Now the IT teams can set the SLO for tracking by identifying SLIs(service-level indicators) in order to measure the SLOs over a period of time. SLIs are the specific metrics and query details of the metrics used to keep track of the SLO progression.

Here is what your observability life cycle looks like implementing an SLO-driven strategy.

SLO-driven strategy

There is an intentional loopback mechanism that is set in taking the SLO-driven strategy. Observability is never a settled problem. Organizations that do not continue reinventing their observability strategy fall behind very quickly, resulting in ambiguous tools, outdated processes and practices, which in the end increases overall operational cost while decreasing efficiency.

With this approach, you get the ability to scientifically measure your infrastructure and application performance over a period of time.
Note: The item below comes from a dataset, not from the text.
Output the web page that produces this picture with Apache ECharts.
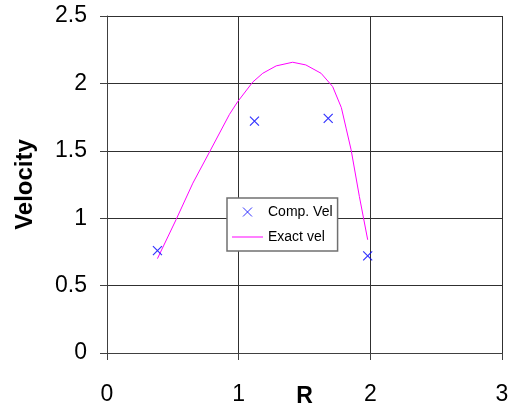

Data collected as a result can be used to influence important decisions made on infrastructure spend which in turn helps improve further efficiency.

What Does This Tell Us?

Taking an SLO-first approach allows us to be intentional about the metrics to collect to meet commitments to business.

These are some of the benefits that organizations can achieve by following SLO-based observability strategy:

  • Results in improved signal vs. noise ratio
  • Reduces tool proliferation
  • Enriched monitoring data resulting in reduced MTTR/MTTI
  • Feedback loop provides continuous improvement opportunities
  • Connect monitoring costs in relation to business outcomes, hence able to justify spend to management

Use SLOs to drive your monitoring decisions:

  • Measure, revisit and review SLOs periodically based on outcomes
  • Improve observability posture through
    • Lower cost
    • Reduced issue resolution time
    • Increased team efficiency and innovation


We live in an era where efficiency is critical for organizational success. Observability costs can become uncontrollable if you do not have a proper strategy in place. SLO-driven observability strategy can help you set guardrails, track performance goals, business metrics and measure impact in a consistent manner while increasing operational efficiency and innovation.